Mr. Holley and Mr. Funk were the President and Vice President, respectively, of a Wilmington-based demolition company, Holley Enterprises, Incorporated (“HEI”). From 2004 through May 2007, they engaged in a number of fraud schemes designed to wrongfully retain payroll taxes that should have been paid over to the U.S. Internal Revenue Service (“IRS”), wages that they were obligated to pay their workers pursuant to state law and benefits that they were obligated to pay to employee benefit funds on behalf of their union-affiliated employees. With respect to the tax fraud-related convictions, the defendants falsely reported to the IRS that for each quarter in 2004, 2005 and 2006, HEI had either three or four employees. In fact, the company employed anywhere from 25-50 employees during each of those quarters. As a result of the fraudulent tax returns submitted by the company, it wrongfully failed to pay over $363,000 in federal payroll taxes to the IRS during these years.

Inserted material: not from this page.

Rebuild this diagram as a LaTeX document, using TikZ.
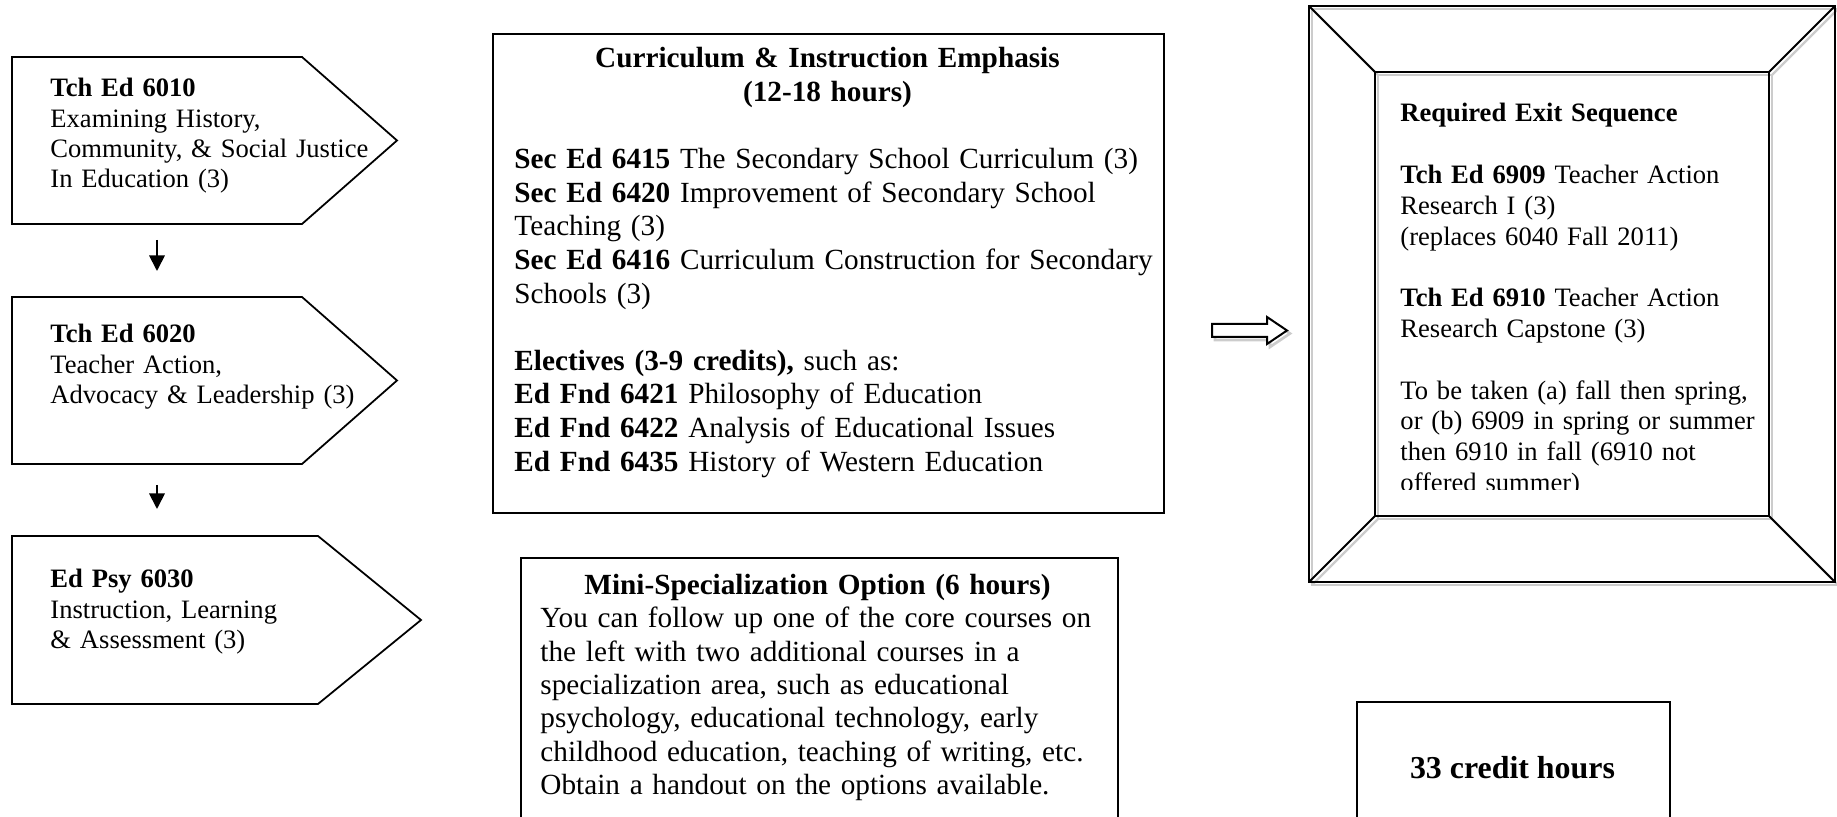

The defendants also engaged in a scheme in which they failed to pay HEI employees the prevailing wage set by state or local law for certain demolition projects, including three projects located in Delaware—the Louis L. Redding Middle School in Middletown, the Bancroft Elementary School in Wilmington, and the Hockessin Library in Hockessin. Instead of paying their employees the wages required by law, the defendants paid them one-third or one-fourth of that prevailing wage rate. Later, when the Delaware and New Jersey Departments of Labor investigated HEI regarding some of these construction projects, the defendants sent the agencies various types of false documents, all designed to cover up the scheme. These fraudulent documents included falsified checks, false payroll sheets, false tax documents, false insurance certificates, and false address information for their employees. All told, on just the six prevailing wage jobs identified in the Indictment, the defendants wrongfully failed to pay over $195,000 in wages to their employees.

Lastly, Mr. Funk made numerous false statements on documents submitted to Employee Retirement Income Security Act (“ERISA”) benefit plans. Mr. Funk knowingly under-reported or failed to report the hours worked by HEI employees on a 2005 demolition project on the ACE Insurance building at 436 Walnut Street in Philadelphia. As a result, HEI failed to pay the benefit plans over $208,000 in benefit payments that HEI was obligated to pay for the project.